Obama took a hard line during his speech on Israeli settlements in the occupied West Bank and East Jerusalem. “It is time for these settlements to stop,” he said.

Initially, he stuck to his guns: The demand for a settlement freeze hovered over US-Israeli relations during the summer of 2009.

But Obama dropped that demand in the fall, and Binyamin Netanyahu, Israel’s prime minister, agreed to a 10-month construction freeze in the West Bank – a moratorium that was violated hundreds of times and did not include East Jerusalem. Hillary Clinton, the US secretary of state, nonetheless praised it as an “unprecedented” step.

The freeze ended in September, and settlement growth is once again moving forward – 800 new homes in the Ariel settlement were announced on Tuesday, for example, and another 1,300 in several parts of East Jerusalem. The US reaction was tepid: “We were deeply disappointed by the announcement,”  PJ Crowley, the state department spokesman, said.

Democracy promotion: “We will support [it] everywhere”

Obama called democracy and the rule of law “human rights” and vowed to support them, but his administration has often done the opposite.

The state department, for example, is considering an “endowment fund” for the Egyptian government. The proposal would set aside a pool of foreign aid for Cairo with very few conditions attached – none of them requiring the Egyptian government to advance human rights or democracy. High-ranking White House officials blessed a Sudanese election in April that was widely considered a fraud.

The administration is deepening its ties with unaccountable rulers across the region – in Yemen, for example, where Ali Abdullah Saleh has maintained his grip on power for two decades (longer, if you count his time as president of North Yemen).

Shadi Hamid, the deputy director of the Brookings Institution in Doha, penned a tongue-in-cheek op-ed in April suggesting that Arab reformers might be feeling “Bush nostalgia” – missing the former US president’s (admittedly often rhetorical) emphasis on democracy.

A “new way forward” with Iran

After nearly two years in office, Obama’s Iran policy looks quite similar to his predecessor’s. There were a few moments of “openness” – his much-touted Nowruz message last year, for example – but America’s Iran policy has largely been defined by a cycle of fruitless negotiations and escalating sanctions.
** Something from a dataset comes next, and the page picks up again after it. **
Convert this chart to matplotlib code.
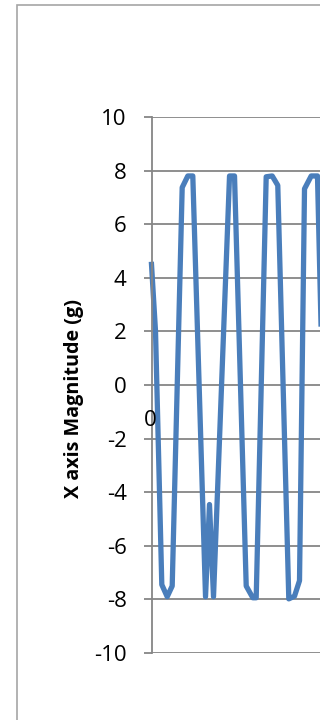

Obama is not solely to blame for the paralysis in US-Iran relations, of course. But he has pursued no transformative policy initiatives – nothing demonstrating the “courage, rectitude and resolve” that he said would be necessary for relations to move forward.

And a shift is even less likely following the recent Republican victories in congressional midterm elections. As Tony Karon wrote in Time magazine, “He’ll find it even more difficult, after the election, to compromise with a regime so widely reviled on Capitol Hill.”

Expanded exchange programmes with schools in Muslim countries

Rashad Hussain, the US special envoy to the Organisation of the Islamic Conference, said in a speech earlier this year that funds for education exchange programmes in Muslim-majority countries have increased by 30 per cent since Obama took office.

The US state department created a programme that allows American high school students to spend a semester or a full year abroad in Muslim-majority countries.

US embassies in individual countries have also set up lower-level efforts. In Qatar, for example, the embassy runs a “sister schools” programme that pairs US and Qatari high schools.

Host an “entrepreneurship summit” to encourage businesses in Muslim countries

The White House held that summit in April, and it featured a number of well-known Muslim entrepreneurs, including Muhammad Yunus, the Nobel Prize-winning founder of the Grameen Bank microfinance firm in Bangladesh. It also launched a number of programmes, including an “entrepreneur exchange” that exchanges “young professionals” between the US and Muslim-majority countries.

The White House’s approach to entrepreneurship came in for some criticism. Andrew Albertson, the director of the Washington-based Project on Middle East Democracy, argued that “Washington does the region no favours by offering an entrepreneurship summit … while avoiding the root problems hindering business such as political decay and corruption”. But the White House can nonetheless count this summit as a promise fulfilled.

Funds to support science and technology in the Muslim world

In October 2009, the White House announced the Global Technology and Innovation Fund, which provides between $25m and $150m to “catalyze and facilitate private sector investments that promote access to and growth of technology … throughout Asia, the Middle East and Africa”.

The White House also dispatched three “science envoys” to Muslim-majority countries in north Africa and southeast Asia.